## DIRECTIONS
Your copy should hold exactly the lines from the one containing "Clone this chart in matplotlib." to the one containing "fig = plt.figure(figsize=(W / 100, H / 100), dpi=100)", inclusive, with no pictures.
━━━━━ DATA SHOWN
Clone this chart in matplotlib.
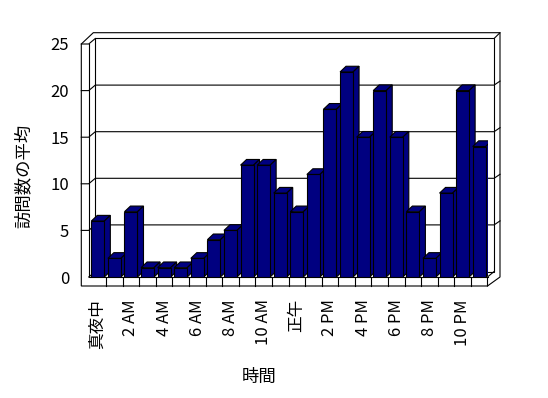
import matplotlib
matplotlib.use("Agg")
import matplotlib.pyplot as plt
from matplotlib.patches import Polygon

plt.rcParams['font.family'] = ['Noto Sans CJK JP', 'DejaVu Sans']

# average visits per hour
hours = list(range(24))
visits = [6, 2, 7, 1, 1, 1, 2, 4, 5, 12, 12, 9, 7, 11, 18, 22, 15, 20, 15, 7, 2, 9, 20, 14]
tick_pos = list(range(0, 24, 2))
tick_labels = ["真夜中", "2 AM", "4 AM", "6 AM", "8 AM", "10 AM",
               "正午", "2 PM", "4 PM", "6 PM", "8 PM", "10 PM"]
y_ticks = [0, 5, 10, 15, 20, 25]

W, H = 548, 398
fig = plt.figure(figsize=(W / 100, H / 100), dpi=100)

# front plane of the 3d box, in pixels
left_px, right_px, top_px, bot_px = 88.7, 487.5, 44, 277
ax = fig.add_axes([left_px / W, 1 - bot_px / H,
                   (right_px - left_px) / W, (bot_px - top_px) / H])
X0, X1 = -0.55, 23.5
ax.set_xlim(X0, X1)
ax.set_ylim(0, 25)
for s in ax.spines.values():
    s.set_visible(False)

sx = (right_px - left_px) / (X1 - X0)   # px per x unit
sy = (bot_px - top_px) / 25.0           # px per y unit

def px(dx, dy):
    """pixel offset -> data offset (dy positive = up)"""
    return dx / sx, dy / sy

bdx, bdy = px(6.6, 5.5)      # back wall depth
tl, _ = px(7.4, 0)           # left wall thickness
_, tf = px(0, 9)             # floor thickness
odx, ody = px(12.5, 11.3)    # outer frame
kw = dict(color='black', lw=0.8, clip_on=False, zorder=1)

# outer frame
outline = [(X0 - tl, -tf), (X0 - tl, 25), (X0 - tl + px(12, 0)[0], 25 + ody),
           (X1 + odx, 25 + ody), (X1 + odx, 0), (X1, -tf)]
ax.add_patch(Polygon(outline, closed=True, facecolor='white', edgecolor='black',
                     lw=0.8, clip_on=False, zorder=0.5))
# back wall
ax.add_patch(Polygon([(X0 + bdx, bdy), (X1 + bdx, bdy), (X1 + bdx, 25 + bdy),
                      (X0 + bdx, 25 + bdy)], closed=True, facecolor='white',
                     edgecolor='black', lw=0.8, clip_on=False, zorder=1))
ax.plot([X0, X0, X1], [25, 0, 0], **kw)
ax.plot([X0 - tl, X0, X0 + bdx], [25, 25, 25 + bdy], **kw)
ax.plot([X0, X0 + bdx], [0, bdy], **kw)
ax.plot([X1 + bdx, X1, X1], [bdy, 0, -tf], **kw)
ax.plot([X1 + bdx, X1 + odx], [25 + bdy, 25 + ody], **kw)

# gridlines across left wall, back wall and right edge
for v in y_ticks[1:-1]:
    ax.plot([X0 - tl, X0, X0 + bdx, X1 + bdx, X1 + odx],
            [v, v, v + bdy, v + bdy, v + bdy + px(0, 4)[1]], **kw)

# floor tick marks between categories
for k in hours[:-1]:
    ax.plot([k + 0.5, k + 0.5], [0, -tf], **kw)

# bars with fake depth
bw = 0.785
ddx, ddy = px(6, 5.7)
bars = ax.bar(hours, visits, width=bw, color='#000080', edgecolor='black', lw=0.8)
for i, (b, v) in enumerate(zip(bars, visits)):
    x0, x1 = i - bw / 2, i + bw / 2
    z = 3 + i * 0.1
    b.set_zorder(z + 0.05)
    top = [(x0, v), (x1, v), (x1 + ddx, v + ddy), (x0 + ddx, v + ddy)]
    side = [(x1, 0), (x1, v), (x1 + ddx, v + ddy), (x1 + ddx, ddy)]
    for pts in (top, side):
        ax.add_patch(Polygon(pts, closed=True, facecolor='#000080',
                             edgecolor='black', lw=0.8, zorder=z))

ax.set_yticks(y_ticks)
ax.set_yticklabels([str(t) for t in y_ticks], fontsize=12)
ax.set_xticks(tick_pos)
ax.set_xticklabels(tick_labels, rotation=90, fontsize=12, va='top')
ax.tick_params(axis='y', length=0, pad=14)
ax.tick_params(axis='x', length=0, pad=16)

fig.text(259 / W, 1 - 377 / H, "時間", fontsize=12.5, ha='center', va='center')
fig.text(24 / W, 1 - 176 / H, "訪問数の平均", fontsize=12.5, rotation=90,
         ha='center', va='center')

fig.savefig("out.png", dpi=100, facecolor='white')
━━━━━━━━━━
━━━━━ DATA SHOWN
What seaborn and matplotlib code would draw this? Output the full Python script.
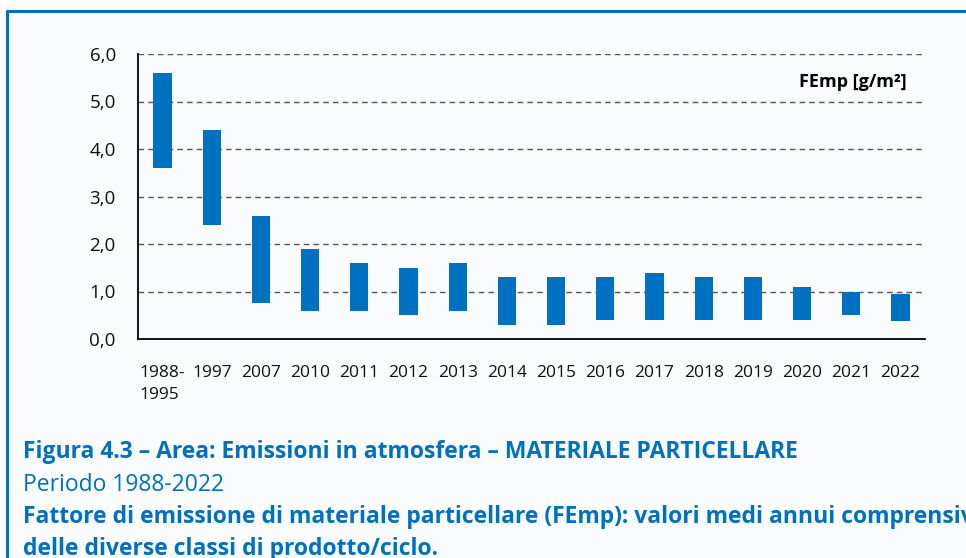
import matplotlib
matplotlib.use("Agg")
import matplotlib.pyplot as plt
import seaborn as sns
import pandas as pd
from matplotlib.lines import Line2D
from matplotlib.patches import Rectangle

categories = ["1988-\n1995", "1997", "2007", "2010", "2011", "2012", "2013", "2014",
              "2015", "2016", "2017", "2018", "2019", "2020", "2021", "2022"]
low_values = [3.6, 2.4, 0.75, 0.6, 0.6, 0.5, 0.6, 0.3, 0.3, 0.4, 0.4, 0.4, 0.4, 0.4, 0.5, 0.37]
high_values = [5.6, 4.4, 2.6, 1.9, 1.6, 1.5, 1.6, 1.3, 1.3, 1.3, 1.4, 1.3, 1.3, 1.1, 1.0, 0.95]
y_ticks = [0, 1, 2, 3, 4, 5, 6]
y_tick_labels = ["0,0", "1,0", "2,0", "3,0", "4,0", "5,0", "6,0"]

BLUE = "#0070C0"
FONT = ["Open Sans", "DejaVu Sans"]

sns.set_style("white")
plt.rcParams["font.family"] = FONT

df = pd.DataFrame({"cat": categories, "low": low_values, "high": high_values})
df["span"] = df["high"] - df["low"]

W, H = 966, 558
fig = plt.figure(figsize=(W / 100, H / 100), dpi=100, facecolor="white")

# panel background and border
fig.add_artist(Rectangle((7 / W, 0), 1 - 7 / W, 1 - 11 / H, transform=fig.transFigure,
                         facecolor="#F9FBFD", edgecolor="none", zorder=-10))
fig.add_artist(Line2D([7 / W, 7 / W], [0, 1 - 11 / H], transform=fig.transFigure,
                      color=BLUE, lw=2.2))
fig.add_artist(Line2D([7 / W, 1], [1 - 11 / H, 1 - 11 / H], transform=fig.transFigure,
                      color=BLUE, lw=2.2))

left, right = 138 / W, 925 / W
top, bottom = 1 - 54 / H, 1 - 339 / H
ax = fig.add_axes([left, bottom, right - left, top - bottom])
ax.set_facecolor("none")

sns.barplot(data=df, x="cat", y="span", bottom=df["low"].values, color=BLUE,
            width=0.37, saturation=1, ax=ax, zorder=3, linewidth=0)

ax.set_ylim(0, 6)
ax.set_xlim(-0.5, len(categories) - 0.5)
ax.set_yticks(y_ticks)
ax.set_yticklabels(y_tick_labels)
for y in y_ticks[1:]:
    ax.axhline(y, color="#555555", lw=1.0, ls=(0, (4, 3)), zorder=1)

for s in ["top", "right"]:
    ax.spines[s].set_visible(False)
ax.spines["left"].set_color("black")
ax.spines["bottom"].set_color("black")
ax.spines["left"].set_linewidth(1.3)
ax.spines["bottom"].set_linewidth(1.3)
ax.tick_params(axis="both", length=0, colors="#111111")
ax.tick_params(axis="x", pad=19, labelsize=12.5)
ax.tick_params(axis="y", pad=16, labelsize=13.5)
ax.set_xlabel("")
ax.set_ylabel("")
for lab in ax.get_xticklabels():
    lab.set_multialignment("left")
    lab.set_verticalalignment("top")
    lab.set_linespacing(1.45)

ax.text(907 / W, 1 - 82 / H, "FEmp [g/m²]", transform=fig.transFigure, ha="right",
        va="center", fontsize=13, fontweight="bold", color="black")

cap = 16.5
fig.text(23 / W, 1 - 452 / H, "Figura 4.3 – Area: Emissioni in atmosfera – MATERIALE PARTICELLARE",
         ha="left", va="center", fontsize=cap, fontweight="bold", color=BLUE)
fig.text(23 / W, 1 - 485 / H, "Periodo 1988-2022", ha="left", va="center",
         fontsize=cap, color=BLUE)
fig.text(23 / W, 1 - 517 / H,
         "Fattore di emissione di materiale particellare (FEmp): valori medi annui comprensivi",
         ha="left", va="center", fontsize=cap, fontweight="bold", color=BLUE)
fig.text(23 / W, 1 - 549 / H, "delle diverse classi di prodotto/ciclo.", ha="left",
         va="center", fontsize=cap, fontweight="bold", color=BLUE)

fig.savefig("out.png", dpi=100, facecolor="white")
━━━━━━━━━━
## COMPLETE OUTPUT
Clone this chart in matplotlib.
import matplotlib
matplotlib.use("Agg")
import matplotlib.pyplot as plt
from matplotlib.patches import Polygon

plt.rcParams['font.family'] = ['Noto Sans CJK JP', 'DejaVu Sans']

# average visits per hour
hours = list(range(24))
visits = [6, 2, 7, 1, 1, 1, 2, 4, 5, 12, 12, 9, 7, 11, 18, 22, 15, 20, 15, 7, 2, 9, 20, 14]
tick_pos = list(range(0, 24, 2))
tick_labels = ["真夜中", "2 AM", "4 AM", "6 AM", "8 AM", "10 AM",
               "正午", "2 PM", "4 PM", "6 PM", "8 PM", "10 PM"]
y_ticks = [0, 5, 10, 15, 20, 25]

W, H = 548, 398
fig = plt.figure(figsize=(W / 100, H / 100), dpi=100)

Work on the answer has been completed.